England and Wales have a fine inheritance of vernacular timber architecture. The majority of timber framed buildings were not originally prestigious but they have become more precious as they have become rarer. Framed structures are easy to put up and therefore easy to remove. It is the process of alteration and rebuilding, in response to changing need and fashion, rather than the false but generally held perception that timber is a relatively short lived material that is responsible for the diminished stock of historic timber buildings in England and Wales.

For thousands of years indigenous timber species provided the main source of structural material for building. During this time a management system developed for trees and woodland which provided society with a renewable and sustainable supply of timber and woodland products. The greatest period of timber building in England and Wales was between 1200 AD and 1700 AD, a period which saw the development of a sophisticated prefabricated building system which provided the majority of buildings throughout the cities, towns and villages.

The growth cycle of the indigenous broad-leaf trees of Northern Europe is such that once the root stock has become established, if the tree is felled, it will rapidly regenerate growth above ground, sending up a series of shoots, known as ‘spring’, as opposed to the original single stem. It is known that some root stocks have lasted for 1000 years, regularly being cut and re-growing thus providing a continuous renewable crop of wood. This process of management is known as coppicing. The expertise lay in selecting which shoots should be allowed to grow-on to produce usable timber for construction (Standards) and which could be allowed to grow for a limited period to provide fuel and other woodland products. Medieval carpenters were supplied with timber from a commercially managed woodland economy that was already ancient.

Many of the sophisticated planning and building techniques which the Romans introduced to England were abandoned rapidly after their departure in 410 AD. The Saxons, who gradually displaced the Britons to the western extremities of England and Wales after the Romans left, were timber builders rather than masons.

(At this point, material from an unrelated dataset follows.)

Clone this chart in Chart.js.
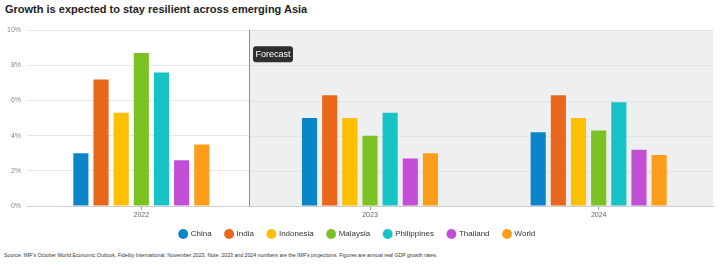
<!DOCTYPE html>
<html>
<head>
<meta charset="utf-8">
<script src="https://cdn.jsdelivr.net/npm/chart.js@4/dist/chart.umd.min.js"></script>
<style>
  html, body { margin: 0; padding: 0; background: #fff; }
  body { width: 720px; height: 265px; position: relative; overflow: hidden; font-family: "Liberation Sans", Arial, sans-serif; }
  #title { position: absolute; left: 5px; top: 3px; font-size: 11px; font-weight: bold; color: #222; }
  #wrap { position: absolute; left: 0; top: 20px; width: 720px; height: 232px; }
  #source { position: absolute; left: 4px; top: 252px; font-size: 6px; color: #333; white-space: nowrap; transform: scaleX(0.87); transform-origin: 0 0; }
</style>
</head>
<body>
<div id="title">Growth is expected to stay resilient across emerging Asia</div>
<div id="wrap"><canvas id="chart"></canvas></div>
<div id="source">Source: IMF's October World Economic Outlook, Fidelity International, November 2023. Note: 2023 and 2024 numbers are the IMF's projections. Figures are annual real GDP growth rates.</div>
<script>
var years = ["2022", "2023", "2024"];
var countries = ["China", "India", "Indonesia", "Malaysia", "Philippines", "Thailand", "World"];
var colors = ["#0a86c8", "#e8671a", "#fdbf00", "#7cc225", "#17c3c5", "#c24ed6", "#ff9c1a"];

var china = [3.0, 5.0, 4.2];
var india = [7.2, 6.3, 6.3];
var indonesia = [5.3, 5.0, 5.0];
var malaysia = [8.7, 4.0, 4.3];
var philippines = [7.6, 5.3, 5.9];
var thailand = [2.6, 2.7, 3.2];
var world = [3.5, 3.0, 2.9];

var yTicks = [0, 2, 4, 6, 8, 10];
var forecastFrom = 0.47; // category index where the forecast band starts

var series = [china, india, indonesia, malaysia, philippines, thailand, world];

// grey band + divider + "Forecast" label
var forecastBand = {
  id: "forecastBand",
  afterLayout: function (chart) {
    // pull the legend a little closer to the axis
    chart.legend.top -= 4;
    chart.legend.bottom -= 4;
  },
  beforeDatasetsDraw: function (chart) {
    var ctx = chart.ctx;
    var area = chart.chartArea;
    var x0 = Math.round(chart.scales.x.getPixelForValue(forecastFrom)) + 0.5;
    ctx.save();
    ctx.fillStyle = "#eeeff1";
    ctx.fillRect(x0, area.top, area.right - x0, area.bottom - area.top);
    // redraw grid lines on top of the band
    ctx.strokeStyle = "#e2e2e2";
    ctx.lineWidth = 1;
    yTicks.forEach(function (v) {
      if (v === 0) return;
      var y = Math.round(chart.scales.y.getPixelForValue(v)) + 0.5;
      ctx.beginPath();
      ctx.moveTo(x0, y);
      ctx.lineTo(area.right, y);
      ctx.stroke();
    });
    ctx.strokeStyle = "#8c8c8c";
    ctx.beginPath();
    ctx.moveTo(x0, area.top);
    ctx.lineTo(x0, area.bottom);
    ctx.stroke();
    ctx.restore();
  },
  afterDatasetsDraw: function (chart) {
    var ctx = chart.ctx;
    var area = chart.chartArea;
    var x0 = Math.round(chart.scales.x.getPixelForValue(forecastFrom));
    var bx = x0 + 4, by = area.top + 16, bw = 40, bh = 16, r = 3;
    ctx.save();
    ctx.fillStyle = "#2e2e2e";
    ctx.beginPath();
    ctx.moveTo(bx + r, by);
    ctx.lineTo(bx + bw - r, by);
    ctx.quadraticCurveTo(bx + bw, by, bx + bw, by + r);
    ctx.lineTo(bx + bw, by + bh - r);
    ctx.quadraticCurveTo(bx + bw, by + bh, bx + bw - r, by + bh);
    ctx.lineTo(bx + r, by + bh);
    ctx.quadraticCurveTo(bx, by + bh, bx, by + bh - r);
    ctx.lineTo(bx, by + r);
    ctx.quadraticCurveTo(bx, by, bx + r, by);
    ctx.fill();
    ctx.fillStyle = "#fff";
    ctx.font = "9px 'Liberation Sans', Arial, sans-serif";
    ctx.textAlign = "center";
    ctx.textBaseline = "middle";
    ctx.fillText("Forecast", bx + bw / 2, by + bh / 2 + 0.5);
    ctx.restore();
  }
};

new Chart(document.getElementById("chart"), {
  type: "bar",
  data: {
    labels: years,
    datasets: countries.map(function (name, i) {
      return {
        label: name,
        data: series[i],
        backgroundColor: colors[i],
        borderWidth: 0,
        categoryPercentage: 0.617,
        barPercentage: 0.75
      };
    })
  },
  options: {
    responsive: true,
    maintainAspectRatio: false,
    animation: false,
    layout: { padding: { left: 2, right: 7, top: 1, bottom: 0 } },
    plugins: {
      legend: {
        position: "bottom",
        labels: {
          usePointStyle: true,
          pointStyle: "circle",
          boxWidth: 7,
          boxHeight: 7,
          padding: 14,
          color: "#333",
          font: { family: "'Liberation Sans', Arial, sans-serif", size: 8 }
        }
      },
      tooltip: { enabled: false }
    },
    scales: {
      x: {
        afterFit: function (axis) { axis.height = 14; },
        grid: { display: true, offset: false, drawOnChartArea: false, drawTicks: true, tickLength: 4, color: "#999" },
        border: { display: true, color: "#cfcfcf" },
        ticks: { color: "#666", font: { family: "'Liberation Sans', Arial, sans-serif", size: 7 }, padding: 1 }
      },
      y: {
        min: 0,
        max: 10,
        afterBuildTicks: function (axis) {
          axis.ticks = yTicks.map(function (v) { return { value: v }; });
        },
        afterFit: function (axis) { axis.width = 25; },
        grid: { color: "#e6e6e6", drawTicks: false },
        border: { display: false },
        ticks: {
          color: "#888",
          padding: 6,
          font: { family: "'Liberation Sans', Arial, sans-serif", size: 7 },
          callback: function (v) { return v + "%"; }
        }
      }
    }
  },
  plugins: [forecastBand]
});
</script>
</body>
</html>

There is little evidence of a significant change in either the structural or jointing carpentry techniques immediately following the Norman conquest. One of the main reasons we are only allowed glimpses of the sophistication of the craft of carpentry pre 1200 is that builders retained the archaic means of fixing and stabilising their timber structures by sinking the posts into the ground or a continuous series of logs into a trench. While these ‘earth-fast’ systems provided a stable structure, it was at the cost of their longevity.